= Maxine Clair =

American writer (1939–2025)

Maxine Deloris Clair ( Smith; February 18, 1939 – September 5, 2025) was an American novelist, poet and short-story writer. Her debut novel Rattlebone won the Heartland Prize in 1994. She was awarded a Guggenheim Fellowship for fiction in 1995.

== Life and career ==
Born in Kansas City, Kansas, on February 18, 1939, Clair attended the University of Kansas and went onto a career in medical technology, becoming the chief technologist at a children's hospital in the Washington, D.C., area. While working in the hospital she became interested in writing and completed an M.F.A at American University. Clair went on to become a professor at George Washington University until 2008 when she retired as professor emerita. Her first book, the poetry collection Coping with Gravity, was published in 1988.

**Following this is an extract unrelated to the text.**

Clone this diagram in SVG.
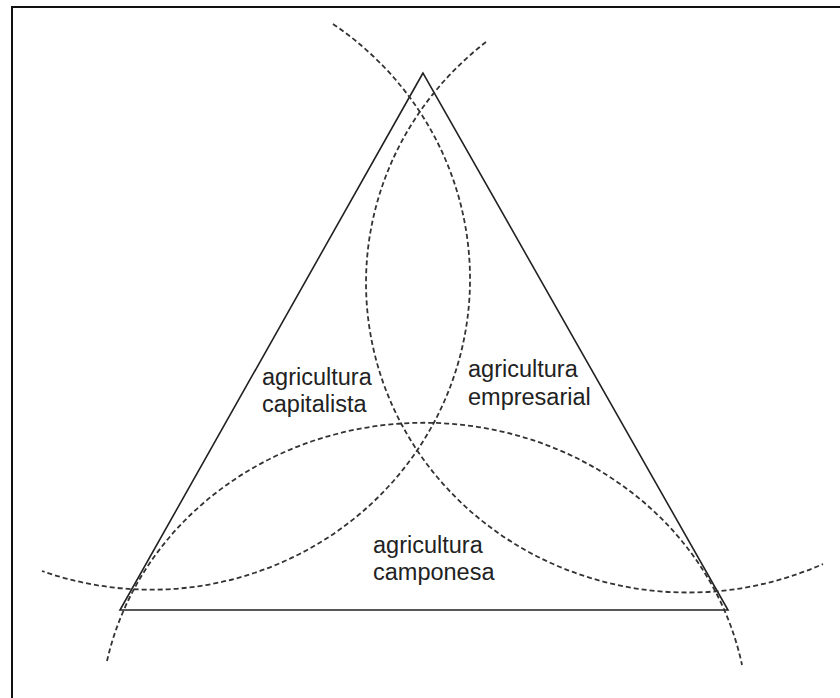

Clair's best known work is the 1994 novel Rattlebone, the title of which comes from the neighborhood Rattlebone Hollow in the north of Kansas City. The novel was reissued by McNally Editions in 2022. Her book received a Heartland Prize during 1994. A character from Rattlebone, the teacher October Brown, reappears in a later novel October Suite, which was a finalist for the Hurston/Wright Legacy Award in 2002.

Clair died in Washington, D.C., on September 5, 2025, at the age of 86.